** Figure scripts **
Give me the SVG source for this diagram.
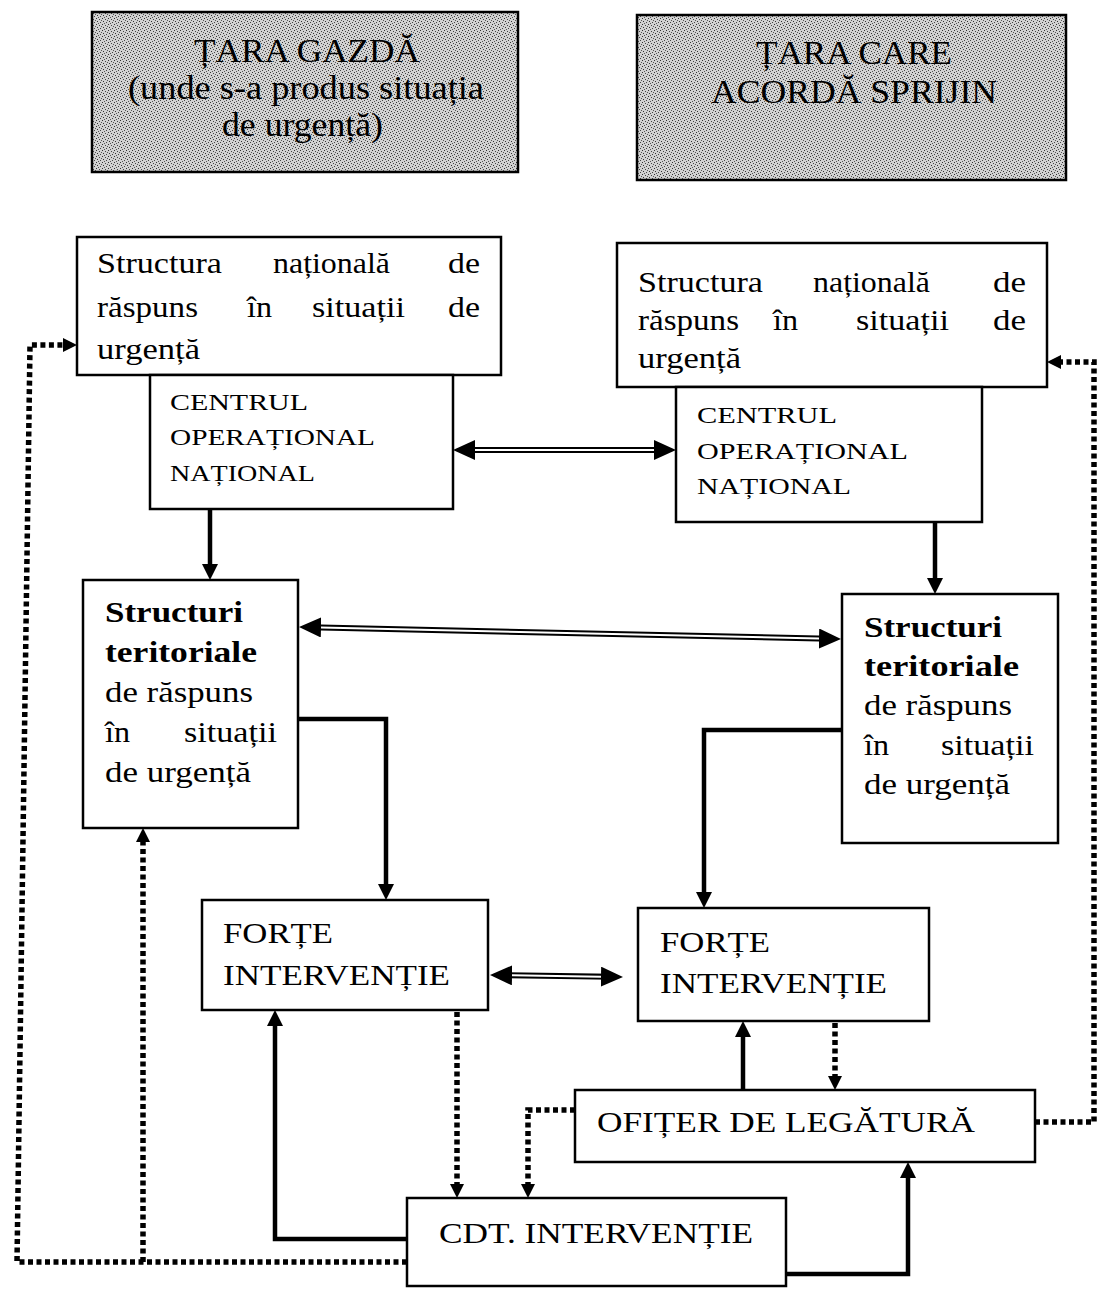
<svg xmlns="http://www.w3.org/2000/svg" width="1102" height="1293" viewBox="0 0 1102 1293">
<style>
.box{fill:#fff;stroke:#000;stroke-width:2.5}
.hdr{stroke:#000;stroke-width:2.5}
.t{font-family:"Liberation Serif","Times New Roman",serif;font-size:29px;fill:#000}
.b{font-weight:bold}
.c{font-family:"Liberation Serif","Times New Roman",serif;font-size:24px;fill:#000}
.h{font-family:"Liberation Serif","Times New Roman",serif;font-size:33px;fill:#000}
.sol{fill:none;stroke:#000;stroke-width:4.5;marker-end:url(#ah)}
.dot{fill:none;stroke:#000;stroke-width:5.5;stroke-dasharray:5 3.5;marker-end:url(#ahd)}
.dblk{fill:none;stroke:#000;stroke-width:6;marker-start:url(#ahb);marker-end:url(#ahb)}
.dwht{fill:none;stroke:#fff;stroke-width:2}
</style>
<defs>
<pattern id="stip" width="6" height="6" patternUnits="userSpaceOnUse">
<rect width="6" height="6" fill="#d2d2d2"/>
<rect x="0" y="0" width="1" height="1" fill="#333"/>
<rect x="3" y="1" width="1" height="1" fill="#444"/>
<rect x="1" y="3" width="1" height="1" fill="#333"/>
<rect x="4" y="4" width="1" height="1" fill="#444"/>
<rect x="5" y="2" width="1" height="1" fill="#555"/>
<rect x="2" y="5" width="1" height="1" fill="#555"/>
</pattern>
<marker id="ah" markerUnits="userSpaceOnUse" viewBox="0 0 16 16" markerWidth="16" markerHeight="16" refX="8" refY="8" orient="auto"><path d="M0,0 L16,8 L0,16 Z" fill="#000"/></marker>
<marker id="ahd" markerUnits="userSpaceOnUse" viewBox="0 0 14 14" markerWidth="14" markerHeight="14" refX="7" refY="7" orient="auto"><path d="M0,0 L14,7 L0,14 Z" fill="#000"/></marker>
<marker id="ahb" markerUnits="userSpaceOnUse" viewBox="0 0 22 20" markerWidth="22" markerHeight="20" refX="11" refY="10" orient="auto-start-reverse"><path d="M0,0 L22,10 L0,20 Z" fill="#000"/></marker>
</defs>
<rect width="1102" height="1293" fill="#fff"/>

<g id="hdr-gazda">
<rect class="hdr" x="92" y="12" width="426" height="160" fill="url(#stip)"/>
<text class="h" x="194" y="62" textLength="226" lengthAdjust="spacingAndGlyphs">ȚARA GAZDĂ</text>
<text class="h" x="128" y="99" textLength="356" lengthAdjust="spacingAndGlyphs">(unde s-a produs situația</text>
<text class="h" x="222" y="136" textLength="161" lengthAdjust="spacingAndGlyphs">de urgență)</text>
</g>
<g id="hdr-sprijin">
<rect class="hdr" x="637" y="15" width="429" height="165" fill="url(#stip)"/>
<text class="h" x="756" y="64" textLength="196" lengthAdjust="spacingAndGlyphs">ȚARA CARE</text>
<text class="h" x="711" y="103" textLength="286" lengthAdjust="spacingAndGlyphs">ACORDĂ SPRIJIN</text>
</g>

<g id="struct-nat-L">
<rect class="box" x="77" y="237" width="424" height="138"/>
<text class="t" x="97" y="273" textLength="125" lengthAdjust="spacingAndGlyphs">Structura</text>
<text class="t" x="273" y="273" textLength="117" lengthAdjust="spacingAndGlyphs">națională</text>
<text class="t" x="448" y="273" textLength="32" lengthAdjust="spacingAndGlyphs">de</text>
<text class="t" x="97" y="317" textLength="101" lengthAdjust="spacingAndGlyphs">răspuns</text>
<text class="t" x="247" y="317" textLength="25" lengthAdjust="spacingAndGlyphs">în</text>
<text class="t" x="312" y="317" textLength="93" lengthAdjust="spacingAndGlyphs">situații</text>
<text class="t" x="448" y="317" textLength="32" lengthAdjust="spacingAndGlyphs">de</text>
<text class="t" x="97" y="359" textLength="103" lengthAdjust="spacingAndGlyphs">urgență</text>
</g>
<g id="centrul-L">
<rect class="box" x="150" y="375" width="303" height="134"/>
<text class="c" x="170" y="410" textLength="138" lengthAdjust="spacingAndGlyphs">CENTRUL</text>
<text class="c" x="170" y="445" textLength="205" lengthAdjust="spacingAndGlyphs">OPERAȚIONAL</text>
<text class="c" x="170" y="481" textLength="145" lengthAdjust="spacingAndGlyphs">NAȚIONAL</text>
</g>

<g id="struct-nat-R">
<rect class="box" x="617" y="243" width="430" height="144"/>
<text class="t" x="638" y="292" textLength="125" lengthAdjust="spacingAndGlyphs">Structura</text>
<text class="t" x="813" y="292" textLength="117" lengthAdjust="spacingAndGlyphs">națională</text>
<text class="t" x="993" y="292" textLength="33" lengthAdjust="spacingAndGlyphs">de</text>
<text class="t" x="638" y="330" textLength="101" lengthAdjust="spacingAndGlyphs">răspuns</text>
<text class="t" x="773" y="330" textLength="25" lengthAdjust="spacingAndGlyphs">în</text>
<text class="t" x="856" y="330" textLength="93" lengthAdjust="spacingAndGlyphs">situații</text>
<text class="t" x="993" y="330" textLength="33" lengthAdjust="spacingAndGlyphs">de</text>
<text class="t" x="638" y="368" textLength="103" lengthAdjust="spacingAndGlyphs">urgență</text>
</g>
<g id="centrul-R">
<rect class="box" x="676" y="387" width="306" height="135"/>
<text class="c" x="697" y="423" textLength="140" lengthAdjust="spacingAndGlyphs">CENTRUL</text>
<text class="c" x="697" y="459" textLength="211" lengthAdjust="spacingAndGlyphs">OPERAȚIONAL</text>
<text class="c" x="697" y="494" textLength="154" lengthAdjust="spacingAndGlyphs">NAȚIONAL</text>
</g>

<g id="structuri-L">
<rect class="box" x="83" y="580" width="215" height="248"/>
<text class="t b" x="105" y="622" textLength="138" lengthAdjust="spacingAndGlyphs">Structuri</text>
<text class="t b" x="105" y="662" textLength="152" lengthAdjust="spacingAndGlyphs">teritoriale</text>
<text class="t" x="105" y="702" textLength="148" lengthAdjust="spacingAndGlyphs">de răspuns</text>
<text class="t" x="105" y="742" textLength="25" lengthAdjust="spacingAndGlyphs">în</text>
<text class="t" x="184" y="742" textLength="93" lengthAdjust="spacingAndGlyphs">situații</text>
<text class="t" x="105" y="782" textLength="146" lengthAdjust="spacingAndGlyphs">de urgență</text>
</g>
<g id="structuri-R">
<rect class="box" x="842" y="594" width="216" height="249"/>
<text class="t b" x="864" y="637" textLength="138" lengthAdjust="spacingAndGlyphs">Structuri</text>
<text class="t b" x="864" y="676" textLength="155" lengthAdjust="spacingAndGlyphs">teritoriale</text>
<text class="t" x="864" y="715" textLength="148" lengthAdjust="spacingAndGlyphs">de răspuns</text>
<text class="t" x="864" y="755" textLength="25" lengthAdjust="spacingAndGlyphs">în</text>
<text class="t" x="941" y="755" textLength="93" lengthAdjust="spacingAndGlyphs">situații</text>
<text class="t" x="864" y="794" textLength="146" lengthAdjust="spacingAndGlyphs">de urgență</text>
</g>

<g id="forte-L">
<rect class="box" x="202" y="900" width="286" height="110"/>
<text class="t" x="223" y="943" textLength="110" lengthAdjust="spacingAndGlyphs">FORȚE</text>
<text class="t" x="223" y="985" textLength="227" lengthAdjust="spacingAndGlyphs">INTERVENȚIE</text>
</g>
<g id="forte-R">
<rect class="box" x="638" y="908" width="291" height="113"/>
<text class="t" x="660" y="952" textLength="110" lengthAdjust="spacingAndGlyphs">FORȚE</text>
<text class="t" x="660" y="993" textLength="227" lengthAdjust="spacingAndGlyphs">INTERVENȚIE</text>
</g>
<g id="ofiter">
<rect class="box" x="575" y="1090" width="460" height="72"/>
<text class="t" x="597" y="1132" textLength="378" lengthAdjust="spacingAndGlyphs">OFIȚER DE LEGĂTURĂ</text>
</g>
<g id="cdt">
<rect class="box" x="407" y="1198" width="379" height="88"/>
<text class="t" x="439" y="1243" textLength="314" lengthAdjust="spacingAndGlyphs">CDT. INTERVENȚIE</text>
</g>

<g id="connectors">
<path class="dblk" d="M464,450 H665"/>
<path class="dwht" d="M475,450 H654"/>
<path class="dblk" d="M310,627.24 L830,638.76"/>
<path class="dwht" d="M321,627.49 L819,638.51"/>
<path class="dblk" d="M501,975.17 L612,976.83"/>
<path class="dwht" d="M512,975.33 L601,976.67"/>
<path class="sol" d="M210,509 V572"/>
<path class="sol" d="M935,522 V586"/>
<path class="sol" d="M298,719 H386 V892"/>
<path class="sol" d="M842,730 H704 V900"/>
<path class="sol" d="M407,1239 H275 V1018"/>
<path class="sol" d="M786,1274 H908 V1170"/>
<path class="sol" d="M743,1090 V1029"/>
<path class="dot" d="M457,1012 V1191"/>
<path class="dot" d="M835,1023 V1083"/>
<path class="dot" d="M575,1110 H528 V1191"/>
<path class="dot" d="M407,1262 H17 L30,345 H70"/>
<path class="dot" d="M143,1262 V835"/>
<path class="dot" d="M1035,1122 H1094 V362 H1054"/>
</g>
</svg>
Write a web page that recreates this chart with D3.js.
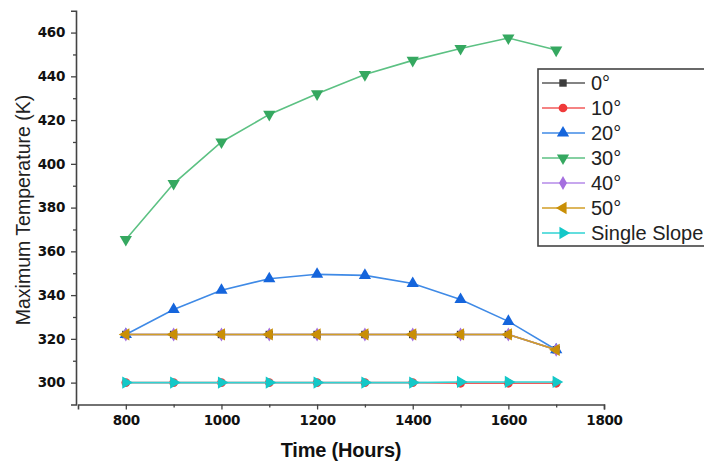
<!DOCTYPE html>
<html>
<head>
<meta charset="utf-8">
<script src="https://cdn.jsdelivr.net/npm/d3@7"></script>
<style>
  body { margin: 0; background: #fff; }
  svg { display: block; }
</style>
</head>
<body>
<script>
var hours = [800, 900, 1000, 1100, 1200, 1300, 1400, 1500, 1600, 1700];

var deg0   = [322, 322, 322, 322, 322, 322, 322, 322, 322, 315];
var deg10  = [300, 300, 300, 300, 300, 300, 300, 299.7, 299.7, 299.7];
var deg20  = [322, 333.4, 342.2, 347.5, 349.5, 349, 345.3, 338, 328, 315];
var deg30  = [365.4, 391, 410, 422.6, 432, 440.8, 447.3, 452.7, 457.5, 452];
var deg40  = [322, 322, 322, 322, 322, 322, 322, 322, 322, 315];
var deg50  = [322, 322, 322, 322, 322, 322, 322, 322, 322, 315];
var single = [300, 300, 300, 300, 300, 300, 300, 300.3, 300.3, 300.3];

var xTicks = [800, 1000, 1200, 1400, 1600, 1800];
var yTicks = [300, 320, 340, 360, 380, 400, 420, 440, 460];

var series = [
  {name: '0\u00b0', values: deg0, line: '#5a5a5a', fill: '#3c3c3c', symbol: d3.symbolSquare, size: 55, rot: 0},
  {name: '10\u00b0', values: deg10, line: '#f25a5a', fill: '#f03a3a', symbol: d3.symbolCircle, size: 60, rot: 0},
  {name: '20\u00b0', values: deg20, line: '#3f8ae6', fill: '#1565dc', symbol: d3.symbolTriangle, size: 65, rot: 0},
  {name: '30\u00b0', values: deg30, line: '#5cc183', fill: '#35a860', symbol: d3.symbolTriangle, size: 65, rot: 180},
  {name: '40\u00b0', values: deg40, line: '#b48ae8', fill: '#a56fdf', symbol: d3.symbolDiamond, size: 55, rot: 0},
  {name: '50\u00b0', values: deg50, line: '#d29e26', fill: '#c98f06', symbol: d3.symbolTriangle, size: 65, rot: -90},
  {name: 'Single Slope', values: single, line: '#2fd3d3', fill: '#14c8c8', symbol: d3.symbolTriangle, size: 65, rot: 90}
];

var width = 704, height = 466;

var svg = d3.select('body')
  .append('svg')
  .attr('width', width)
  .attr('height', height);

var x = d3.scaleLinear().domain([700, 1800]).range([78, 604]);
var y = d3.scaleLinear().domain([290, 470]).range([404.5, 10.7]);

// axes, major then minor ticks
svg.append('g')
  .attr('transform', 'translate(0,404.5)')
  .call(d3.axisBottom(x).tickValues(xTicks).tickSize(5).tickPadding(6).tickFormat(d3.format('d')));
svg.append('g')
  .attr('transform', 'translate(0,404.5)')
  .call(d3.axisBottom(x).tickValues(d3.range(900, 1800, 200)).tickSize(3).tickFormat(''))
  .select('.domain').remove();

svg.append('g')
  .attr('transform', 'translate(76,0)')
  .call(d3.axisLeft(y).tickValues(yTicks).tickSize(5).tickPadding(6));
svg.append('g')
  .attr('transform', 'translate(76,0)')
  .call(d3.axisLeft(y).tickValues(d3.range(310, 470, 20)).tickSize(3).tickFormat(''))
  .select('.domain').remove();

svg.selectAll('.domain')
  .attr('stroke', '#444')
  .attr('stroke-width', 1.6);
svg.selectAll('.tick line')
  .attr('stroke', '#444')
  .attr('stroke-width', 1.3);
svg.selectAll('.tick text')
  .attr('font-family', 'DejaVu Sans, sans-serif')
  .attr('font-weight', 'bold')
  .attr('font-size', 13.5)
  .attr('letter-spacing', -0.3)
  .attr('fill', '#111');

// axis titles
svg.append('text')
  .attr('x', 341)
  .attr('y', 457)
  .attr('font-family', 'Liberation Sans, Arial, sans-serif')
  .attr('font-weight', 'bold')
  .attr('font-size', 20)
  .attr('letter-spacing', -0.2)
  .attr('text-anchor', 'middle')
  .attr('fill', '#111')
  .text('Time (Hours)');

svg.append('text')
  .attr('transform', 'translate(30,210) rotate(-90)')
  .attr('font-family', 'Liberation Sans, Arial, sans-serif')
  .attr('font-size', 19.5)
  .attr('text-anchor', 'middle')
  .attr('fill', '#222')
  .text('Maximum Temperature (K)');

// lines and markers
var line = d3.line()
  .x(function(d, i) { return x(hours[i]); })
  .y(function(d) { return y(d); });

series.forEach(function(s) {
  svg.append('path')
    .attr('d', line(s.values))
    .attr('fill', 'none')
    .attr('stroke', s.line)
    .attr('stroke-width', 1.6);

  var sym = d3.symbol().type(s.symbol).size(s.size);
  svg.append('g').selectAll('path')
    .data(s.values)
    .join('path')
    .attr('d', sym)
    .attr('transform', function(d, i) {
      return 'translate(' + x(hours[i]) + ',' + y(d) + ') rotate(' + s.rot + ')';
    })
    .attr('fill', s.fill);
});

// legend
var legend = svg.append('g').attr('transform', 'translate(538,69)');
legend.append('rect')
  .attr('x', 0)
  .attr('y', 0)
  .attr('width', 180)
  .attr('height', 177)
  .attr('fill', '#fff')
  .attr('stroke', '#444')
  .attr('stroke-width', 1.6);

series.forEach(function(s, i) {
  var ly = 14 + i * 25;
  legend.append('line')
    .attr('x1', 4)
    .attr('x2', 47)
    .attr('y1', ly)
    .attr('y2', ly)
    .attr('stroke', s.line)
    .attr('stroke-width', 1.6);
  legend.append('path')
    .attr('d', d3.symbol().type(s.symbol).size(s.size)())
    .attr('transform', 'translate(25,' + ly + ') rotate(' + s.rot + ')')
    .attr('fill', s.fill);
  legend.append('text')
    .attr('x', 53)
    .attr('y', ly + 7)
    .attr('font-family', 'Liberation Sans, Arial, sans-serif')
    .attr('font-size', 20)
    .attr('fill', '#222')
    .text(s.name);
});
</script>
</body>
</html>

** EXERCISE REQUIREMENTS **
Omit all pictures, and reproduce exactly the lines from the one holding "Write a web" through the one holding "d3.scaleLinear().domain([290, 470]).range([404.5, 10.7]);", both included.

** OUTPUT OF THE TASK **
Write a web page that recreates this chart with D3.js.
<!DOCTYPE html>
<html>
<head>
<meta charset="utf-8">
<script src="https://cdn.jsdelivr.net/npm/d3@7"></script>
<style>
  body { margin: 0; background: #fff; }
  svg { display: block; }
</style>
</head>
<body>
<script>
var hours = [800, 900, 1000, 1100, 1200, 1300, 1400, 1500, 1600, 1700];

var deg0   = [322, 322, 322, 322, 322, 322, 322, 322, 322, 315];
var deg10  = [300, 300, 300, 300, 300, 300, 300, 299.7, 299.7, 299.7];
var deg20  = [322, 333.4, 342.2, 347.5, 349.5, 349, 345.3, 338, 328, 315];
var deg30  = [365.4, 391, 410, 422.6, 432, 440.8, 447.3, 452.7, 457.5, 452];
var deg40  = [322, 322, 322, 322, 322, 322, 322, 322, 322, 315];
var deg50  = [322, 322, 322, 322, 322, 322, 322, 322, 322, 315];
var single = [300, 300, 300, 300, 300, 300, 300, 300.3, 300.3, 300.3];

var xTicks = [800, 1000, 1200, 1400, 1600, 1800];
var yTicks = [300, 320, 340, 360, 380, 400, 420, 440, 460];

var series = [
  {name: '0\u00b0', values: deg0, line: '#5a5a5a', fill: '#3c3c3c', symbol: d3.symbolSquare, size: 55, rot: 0},
  {name: '10\u00b0', values: deg10, line: '#f25a5a', fill: '#f03a3a', symbol: d3.symbolCircle, size: 60, rot: 0},
  {name: '20\u00b0', values: deg20, line: '#3f8ae6', fill: '#1565dc', symbol: d3.symbolTriangle, size: 65, rot: 0},
  {name: '30\u00b0', values: deg30, line: '#5cc183', fill: '#35a860', symbol: d3.symbolTriangle, size: 65, rot: 180},
  {name: '40\u00b0', values: deg40, line: '#b48ae8', fill: '#a56fdf', symbol: d3.symbolDiamond, size: 55, rot: 0},
  {name: '50\u00b0', values: deg50, line: '#d29e26', fill: '#c98f06', symbol: d3.symbolTriangle, size: 65, rot: -90},
  {name: 'Single Slope', values: single, line: '#2fd3d3', fill: '#14c8c8', symbol: d3.symbolTriangle, size: 65, rot: 90}
];

var width = 704, height = 466;

var svg = d3.select('body')
  .append('svg')
  .attr('width', width)
  .attr('height', height);

var x = d3.scaleLinear().domain([700, 1800]).range([78, 604]);
var y = d3.scaleLinear().domain([290, 470]).range([404.5, 10.7]);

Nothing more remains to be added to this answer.